The public broadcaster in Belgium, RTBF, reported that one person has been arrested.
Update at 6:54 a.m. ET. What's Coming Up This Morning:
Two big things to look forward to this morning: French President François will speak to a joint session of Parliament at 10 a.m. ET. President Obama will have a press conference at 10:30 a.m. ET. We'll, of course, blog that.
Update at 6:40 a.m. ET. Names Of The Dead Attackers:
So far, authorities have named five of the seven men who perpetrated attacks across Paris. They are:
-- Ismael Omar Mostefai, 29, who attacked music fans at the Bataclan and then blew himself up using a suicide vest.
-- Samy Amimour, 28, was another of the suicide bombers at the music venue.
-- Ahmad Al Mohammad, 25, died after detonating a suicide bomb outside the soccer stadium. His name was on a Syrian passport found alongside his body.

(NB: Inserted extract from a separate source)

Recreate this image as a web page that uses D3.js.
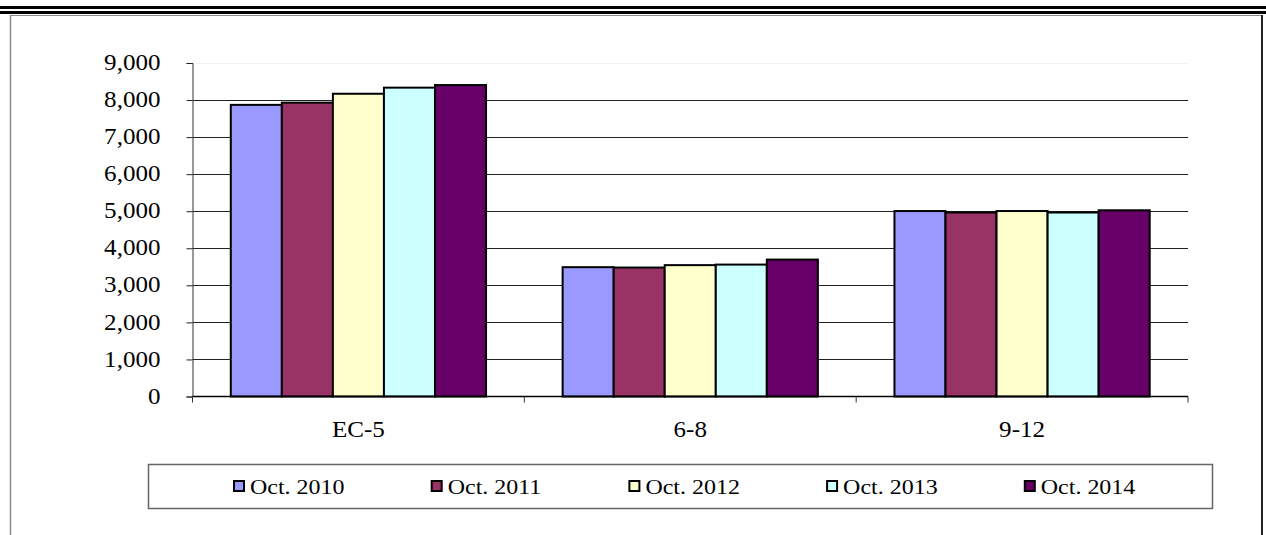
<!DOCTYPE html>
<html>
<head>
<meta charset="utf-8">
<script src="https://cdn.jsdelivr.net/npm/d3@7"></script>
<style>
  body { margin: 0; background: #fff; }
  svg { display: block; }
  svg text { font-family: "Liberation Serif", "Times New Roman", serif; }
</style>
</head>
<body>
<div id="chart"></div>
<script>
const categories = ['EC-5', '6-8', '9-12'];
const seriesNames = ['Oct. 2010', 'Oct. 2011', 'Oct. 2012', 'Oct. 2013', 'Oct. 2014'];
const seriesColors = ['#9999FF', '#993366', '#FFFFCC', '#CCFFFF', '#660066'];
const values2010 = [7870, 3490, 5005];
const values2011 = [7930, 3480, 4965];
const values2012 = [8170, 3545, 5005];
const values2013 = [8335, 3560, 4965];
const values2014 = [8405, 3695, 5025];
const yTicks = [0, 1000, 2000, 3000, 4000, 5000, 6000, 7000, 8000, 9000];

const allValues = [values2010, values2011, values2012, values2013, values2014];

const width = 1266;
const height = 535;
const stretch = 1.09; // text in the picture is slightly wide

const plotLeft = 192.5, plotRight = 1188, plotTop = 63, plotBottom = 396.5;

window.onload = function() {
     drawChart();
};

function drawChart(){
     let svg = d3.select('#chart')
                    .append('svg')
                         .attr('width', width)
                         .attr('height', height);

     // double rule at the top of the page
     svg.append('rect').attr('x', 0).attr('y', 6).attr('width', width).attr('height', 3).attr('fill', '#000');
     svg.append('rect').attr('x', 0).attr('y', 11).attr('width', width).attr('height', 3).attr('fill', '#000');

     // frame
     svg.append('line').attr('x1', 10).attr('x2', 1262).attr('y1', 15.5).attr('y2', 15.5)
          .attr('stroke', '#888').attr('stroke-width', 1);
     svg.append('line').attr('x1', 10.5).attr('x2', 10.5).attr('y1', 15).attr('y2', height)
          .attr('stroke', '#888').attr('stroke-width', 1.5);
     svg.append('line').attr('x1', 1262).attr('x2', 1262).attr('y1', 15).attr('y2', height)
          .attr('stroke', '#222').attr('stroke-width', 2);

     const xScale = d3.scaleBand()
                         .domain(categories)
                         .range([plotLeft, plotRight])
                         .padding(0);
     const step = xScale.bandwidth();
     const barW = step / 6.5;  // excel gap width 150%

     const xInner = d3.scaleBand()
                         .domain(seriesNames)
                         .range([0, barW * 5])
                         .padding(0);

     const yScale = d3.scaleLinear()
                         .domain([0, 9000])
                         .range([plotBottom, plotTop]);

     // gridlines
     svg.append('g').selectAll('line')
          .data(yTicks.filter(d => d > 0))
          .enter()
               .append('line')
                    .attr('x1', plotLeft)
                    .attr('x2', plotRight)
                    .attr('y1', d => Math.round(yScale(d)) + 0.5)
                    .attr('y2', d => Math.round(yScale(d)) + 0.5)
                    .attr('stroke', d => d === 9000 ? '#f2f2f2' : '#222')
                    .attr('stroke-width', 1);

     // y axis
     let yAxis = svg.append('g')
          .attr('transform', `translate(${plotLeft}, 0)`)
          .call(d3.axisLeft(yScale).tickValues(yTicks).tickSize(6).tickPadding(0).tickFormat(d3.format(',')));
     yAxis.attr('font-family', null);
     yAxis.select('.domain').attr('stroke', '#333').attr('stroke-width', 1);
     yAxis.selectAll('.tick line').attr('stroke', '#222');
     yAxis.selectAll('.tick text')
          .attr('x', null)
          .attr('dy', null)
          .attr('dominant-baseline', 'central')
          .attr('text-anchor', 'end')
          .attr('font-size', 23)
          .attr('fill', '#000')
          .attr('transform', `translate(-32, -1) scale(${stretch}, 1)`);

     // bars
     let groups = svg.append('g').selectAll('g')
          .data(categories)
          .enter()
               .append('g')
                    .attr('transform', d => `translate(${xScale(d) + barW * 0.75}, 0)`);

     groups.selectAll('rect')
          .data((c, ci) => seriesNames.map((s, si) => ({ series: s, value: allValues[si][ci], color: seriesColors[si] })))
          .enter()
               .append('rect')
                    .attr('x', d => xInner(d.series))
                    .attr('y', d => yScale(d.value))
                    .attr('width', xInner.bandwidth())
                    .attr('height', d => plotBottom - yScale(d.value))
                    .attr('fill', d => d.color)
                    .attr('stroke', '#000')
                    .attr('stroke-width', 2);

     // x axis
     let xAxisG = svg.append('g');
     xAxisG.append('line')
          .attr('x1', plotLeft).attr('x2', plotRight)
          .attr('y1', plotBottom).attr('y2', plotBottom)
          .attr('stroke', '#000').attr('stroke-width', 1.5);
     xAxisG.selectAll('line.tick')
          .data(categories.concat(['end']))
          .enter()
               .append('line')
                    .attr('class', 'tick')
                    .attr('x1', (d, i) => i < categories.length ? xScale(d) : plotRight)
                    .attr('x2', (d, i) => i < categories.length ? xScale(d) : plotRight)
                    .attr('y1', plotBottom)
                    .attr('y2', plotBottom + 6)
                    .attr('stroke', '#333');
     xAxisG.selectAll('text')
          .data(categories)
          .enter()
               .append('text')
                    .attr('transform', d => `translate(${xScale(d) + step / 2}, 437) scale(${stretch}, 1)`)
                    .attr('text-anchor', 'middle')
                    .attr('font-size', 23)
                    .text(d => d);

     // legend
     let legend = svg.append('g');
     legend.append('rect')
          .attr('x', 148.5).attr('y', 464.5)
          .attr('width', 1064).attr('height', 44)
          .attr('fill', 'none')
          .attr('stroke', '#666')
          .attr('stroke-width', 1.5);

     let items = legend.selectAll('g.item')
          .data(seriesNames)
          .enter()
               .append('g')
                    .attr('class', 'item')
                    .attr('transform', (d, i) => `translate(${234 + i * 197.7}, 0)`);
     items.append('rect')
          .attr('x', 0).attr('y', 481)
          .attr('width', 10).attr('height', 10)
          .attr('fill', (d, i) => seriesColors[i])
          .attr('stroke', '#000')
          .attr('stroke-width', 2);
     items.append('text')
          .attr('transform', `translate(16, 494) scale(${stretch}, 1)`)
          .attr('font-size', 22)
          .text(d => d);
}
</script>
</body>
</html>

The Paris prosecutor Molins said in a statement that while the authenticity of the passport has been questioned, a man with Mohammad's fingerprints match those of a man who used the same passport to enter Greece in October.
Molins said that passport check in Greece is part of a requirement that all asylum seekers register at their first point of entry in the European Union.
-- Bilal Hadfi, 20, a French national and one of the other suicide bombers outside the stadium.
-- Brahim Abdeslam, 31, died when he detonated a suicide vest on Boulevard Voltaire. A French national living in Belgium, he is the brother of fugitive suspect Salah Abdeslam.